Hi Sjoerd,
It seems that only shift needs the reg field of the RegW datatype. So you can also replace the reg field with a shift field. This makes the regexp parser extensible, as there is no longer a dependence on the (closed) datatype Reg:
data RegW w c = RegW { active :: !Bool, empty :: !w, final_ :: !w, shift :: w -> c -> RegW w c }
Interesting observation. However, such an encoding would prevent the definition of some other functions on RegExp. More specifically, there are Show and Eq instances for the QuickCheck tests.
For example it is then easy to define the parser that matches nothing, which is the identity element of alt:
noMatch :: RegExp c noMatch = RegExp noMatchW
noMatchW :: Semiring w => RegW w c noMatchW = RegW False zero zero $ \_ _ -> noMatchW
Note that you can also define it with the current interface: noMatch :: RegExp c noMatch = psym "(Big Lambda)" (const False) Maybe I'll add it to the next version. I only need a better string representation ;)

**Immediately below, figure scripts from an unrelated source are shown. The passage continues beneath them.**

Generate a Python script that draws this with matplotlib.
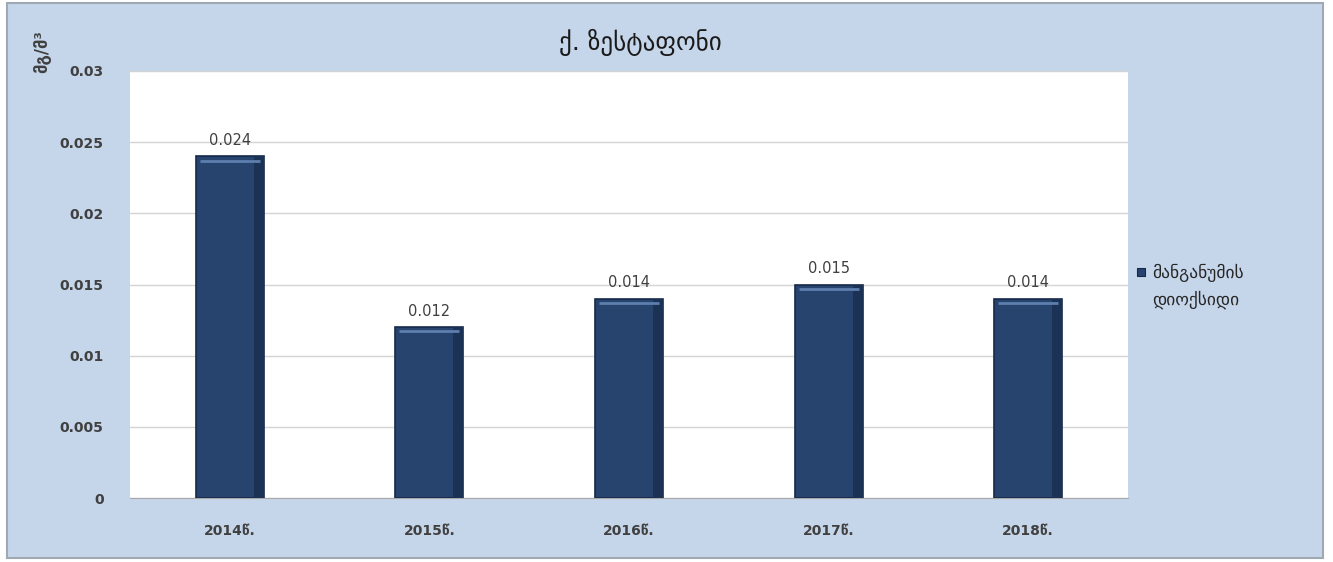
import numpy as np
import matplotlib.pyplot as plt
from matplotlib.patches import Rectangle

plt.rcParams['font.family'] = ['DejaVu Sans']

years = ['2014წ.', '2015წ.', '2016წ.', '2017წ.', '2018წ.']
values = [0.024, 0.012, 0.014, 0.015, 0.014]
yticks = [0, 0.005, 0.01, 0.015, 0.02, 0.025, 0.03]
ytick_labels = ['0', '0.005', '0.01', '0.015', '0.02', '0.025', '0.03']
title = 'ქ. ზესტაფონი'
unit = 'მგ/მ³'
series_name = 'მანგანუმის\nდიოქსიდი'

W, H = 1333, 562
fig = plt.figure(figsize=(W / 100, H / 100), dpi=100, facecolor='white')

# light blue chart frame, kept behind the axes
frame = Rectangle((7 / W, 1 - 558 / H), (1323 - 7) / W, (558 - 3) / H,
                  transform=fig.transFigure, facecolor='#c6d6ea',
                  edgecolor='#a0a8b4', linewidth=1.5, zorder=-10)
fig.patches.append(frame)

ax = fig.add_axes([130 / W, 1 - 498 / H, (1128 - 130) / W, (498 - 71) / H])
ax.set_zorder(1)
ax.set_facecolor('white')

x = np.arange(len(years))
bar_w = 0.34
ax.bar(x, values, width=bar_w, color='#27446e', edgecolor='#17294a',
       linewidth=1.2, zorder=3)
# darker shade along the right side of each bar
ax.bar(x + bar_w / 2 - 0.025, values, width=0.05, color='#1c3254',
       linewidth=0, zorder=3.5)
# lighter bevel line near the top of each bar
ax.hlines([v - 0.0003 for v in values], x - bar_w / 2 + 0.02, x + bar_w / 2 - 0.02,
          color='#5d7fae', linewidth=2, zorder=4)

for xi, v in zip(x, values):
    ax.text(xi, v + 0.0006, f'{v:.3f}', ha='center', va='bottom',
            fontsize=10.5, color='#404040', zorder=5)

ax.set_xlim(-0.5, len(years) - 0.5)
ax.set_ylim(0, 0.03)
ax.set_yticks(yticks)
ax.set_yticklabels(ytick_labels, fontsize=10, fontweight='bold', color='#404040')
ax.set_xticks(x)
ax.set_xticklabels(years, fontsize=10, fontweight='bold', color='#404040')
ax.tick_params(axis='both', length=0)
ax.tick_params(axis='y', pad=19)
ax.tick_params(axis='x', pad=19)
ax.grid(axis='y', color='#d4d4d4', linewidth=1, zorder=0)
ax.set_axisbelow(True)
for s in ['top', 'right', 'left']:
    ax.spines[s].set_visible(False)
ax.spines['bottom'].set_color('#a8a8a8')

fig.text(640 / W, 1 - 42 / H, title, ha='center', va='center',
         fontsize=18, color='#1a1a1a')
fig.text(42 / W, 1 - 52 / H, unit, ha='center', va='center', rotation=90,
         fontsize=12, fontweight='bold', color='#404040')

# legend
fig.patches.append(Rectangle((1137 / W, 1 - 276 / H), 8 / W, 8 / H,
                             transform=fig.transFigure, facecolor='#27446e',
                             edgecolor='#17294a', linewidth=0.8))
fig.text(1152 / W, 1 - 264 / H, series_name, ha='left', va='top',
         fontsize=12.5, color='#262626', linespacing=1.6)

fig.savefig('out.png', dpi=100, facecolor='white')
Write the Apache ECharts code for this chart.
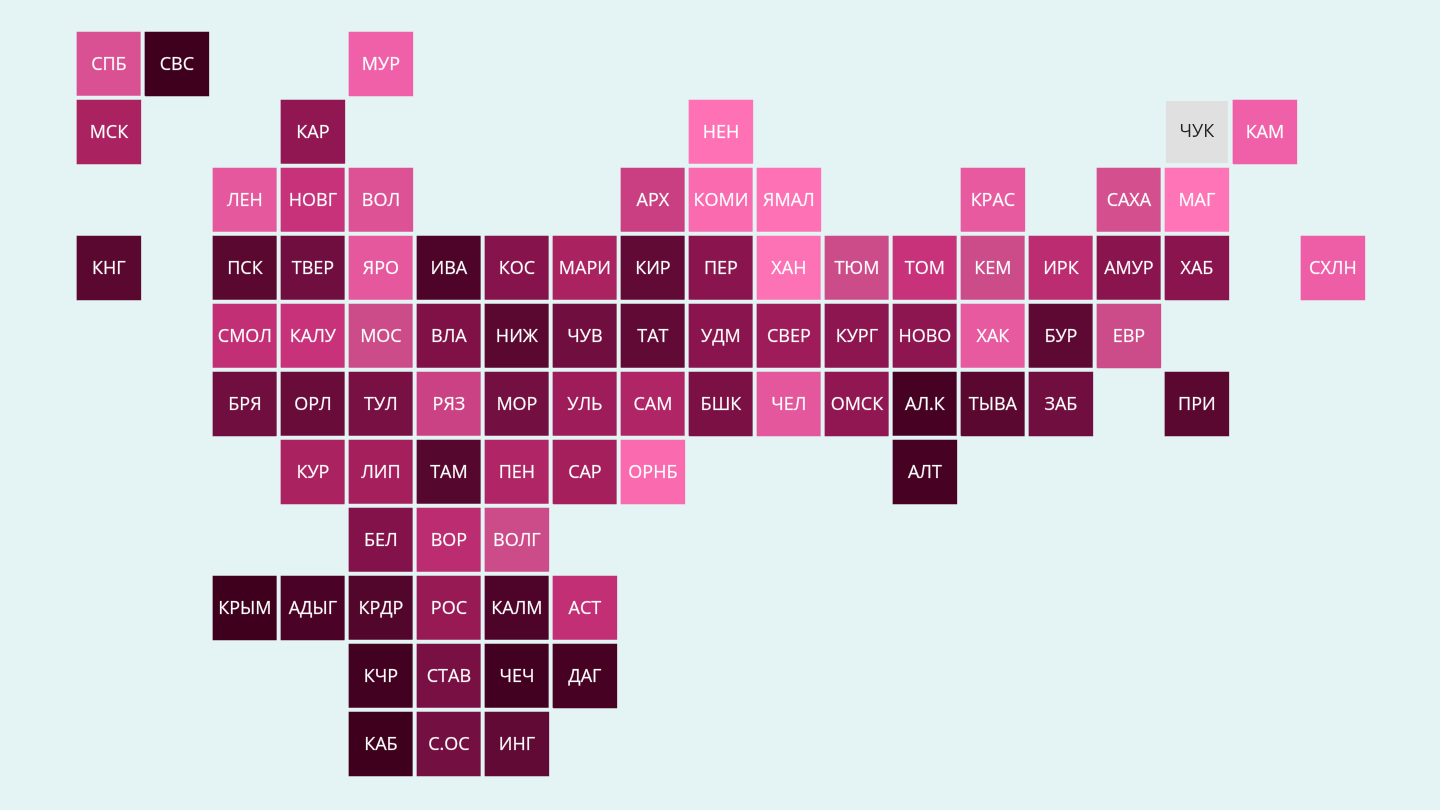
<!DOCTYPE html>
<html><head><meta charset="utf-8">
<style>html,body{margin:0;padding:0;background:#e4f3f4}#c{width:1440px;height:810px}</style>
<script src="https://cdn.jsdelivr.net/npm/echarts@6/dist/echarts.min.js"></script>
</head><body><div id="c"></div>
<script>
const regions = ['СПБ','СВС','МУР','МСК','КАР','НЕН','КАМ','ЛЕН','НОВГ','ВОЛ','АРХ','КОМИ','ЯМАЛ','КРАС','САХА','МАГ',
'КНГ','ПСК','ТВЕР','ЯРО','ИВА','КОС','МАРИ','КИР','ПЕР','ХАН','ТЮМ','ТОМ','КЕМ','ИРК','АМУР','ХАБ','СХЛН',
'СМОЛ','КАЛУ','МОС','ВЛА','НИЖ','ЧУВ','ТАТ','УДМ','СВЕР','КУРГ','НОВО','ХАК','БУР','ЕВР',
'БРЯ','ОРЛ','ТУЛ','РЯЗ','МОР','УЛЬ','САМ','БШК','ЧЕЛ','ОМСК','АЛ.К','ТЫВА','ЗАБ','ПРИ',
'КУР','ЛИП','ТАМ','ПЕН','САР','ОРНБ','АЛТ','БЕЛ','ВОР','ВОЛГ',
'КРЫМ','АДЫГ','КРДР','РОС','КАЛМ','АСТ','КЧР','СТАВ','ЧЕЧ','ДАГ','КАБ','С.ОС','ИНГ'];
const cols = [0,1,4,0,3,9,17,2,3,4,8,9,10,13,15,16,
0,2,3,4,5,6,7,8,9,10,11,12,13,14,15,16,18,
2,3,4,5,6,7,8,9,10,11,12,13,14,15,
2,3,4,5,6,7,8,9,10,11,12,13,14,16,
3,4,5,6,7,8,12,4,5,6,
2,3,4,5,6,7,4,5,6,7,4,5,6];
const rows = [0,0,0,1,1,1,1,2,2,2,2,2,2,2,2,2,
3,3,3,3,3,3,3,3,3,3,3,3,3,3,3,3,3,
4,4,4,4,4,4,4,4,4,4,4,4,4,4,
5,5,5,5,5,5,5,5,5,5,5,5,5,5,
6,6,6,6,6,6,6,7,7,7,
8,8,8,8,8,8,9,9,9,9,10,10,10];
const values = [40,100,20,70,78,2,20,30,60,38,55,10,2,28,45,0,
93,93,87,30,96,81,70,91,80,3,50,60,50,64,80,80,22,
62,60,50,83,93,87,91,80,74,79,79,28,92,50,
87,89,85,54,86,74,68,84,32,78,98,93,87,93,
70,72,94,68,72,10,98,82,64,50,
100,97,95,76,96,62,99,85,99,98,100,86,91];
// region without data, drawn grey
const noDataRegions = ['ЧУК'];
const noDataCols = [16];
const noDataRows = [1];
const ramp = ['#ff74b7','#f96aaf','#f060a8','#e6589e','#da5193','#cc4c89','#c8327a','#aa2260','#8a144e','#650b38','#3f001e'];
const bg = '#e4f3f4';
const noDataColor = '#e0e0e0';

const data = regions.map((name,i)=>({name, value:[cols[i],rows[i],values[i]]}));
const noData = noDataRegions.map((name,i)=>({name, value:[noDataCols[i],noDataRows[i],0]}));
const nums = n=>Array.from({length:n},(_,i)=>i);
const chart = echarts.init(document.getElementById('c'),null,{renderer:'canvas'});
chart.setOption({
  backgroundColor:bg,
  animation:false,
  grid:{left:74.9,top:29.9,width:19*68,height:11*68},
  xAxis:{type:'category',data:nums(19),show:false,splitArea:{show:false}},
  yAxis:{type:'category',data:nums(11),inverse:true,show:false,splitArea:{show:false}},
  visualMap:{show:false,min:0,max:100,dimension:2,seriesIndex:0,inRange:{color:ramp}},
  series:[{
    type:'heatmap',
    data,
    itemStyle:{borderColor:bg,borderWidth:4},
    label:{show:true,formatter:p=>p.name,color:'#ffffff',offset:[0,0.6],
      fontFamily:'"Open Sans"',fontSize:18,
      textBorderColor:'rgba(255,255,255,0.3)',textBorderWidth:0.6},
    emphasis:{disabled:true}
  },{
    type:'custom',
    data:noData,
    encode:{x:0,y:1},
    renderItem:(params,api)=>{
      const c=api.coord([api.value(0),api.value(1)]);
      const s=api.size([1,1]);
      return {type:'rect',
        shape:{x:c[0]-s[0]/2+3,y:c[1]-s[1]/2+3,width:s[0]-6,height:s[1]-6},
        style:{fill:noDataColor},
        textContent:{type:'text',style:{text:noDataRegions[params.dataIndex],fill:'#222222',
          font:'18px "Open Sans"'}},
        textConfig:{position:'inside'}};
    },
    emphasis:{disabled:true}
  }]
});
</script></body></html>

But otherwise I do wonder if the parser needs to be extensible.
I have some ideas for extending the matcher. For example /a{2,5}/ is currently translated into /aa(a(a(a)?)?)?/ but it may be possible to handle it without such blowup. I also want to add substring matching, i.e., the possibility to find out against which strings parenthesized parts of the regexp were matched. But as the closed Reg type is not exported I can freely change it along with any matcher extension.
For example some XML Schema implementations that are based on finite automata have special cases for the xs:all construct, which matches a list of elements, each occurring once in any order. But I tried a straightforward implementation and it works fine:
eachOnce :: [RegExp c] -> RegExp c eachOnce [] = eps eachOnce ps = eachOnce' ps [] where eachOnce' [] _ = noMatch eachOnce' (p:ps) qs = (p `seq_` eachOnce (ps ++ qs)) `alt` eachOnce' ps (p:qs)
Neat! That's also worth adding. I find eachOnce :: [RegExp c] -> RegExp c eachOnce = foldr alt noMatch . map (foldr seq_ eps) . permutations even clearer but your version is *much* better as it uses nesting to combine all alternatives that start with the same regexp. Thanks! Sebastian -- Underestimating the novelty of the future is a time-honored tradition. (D.G.)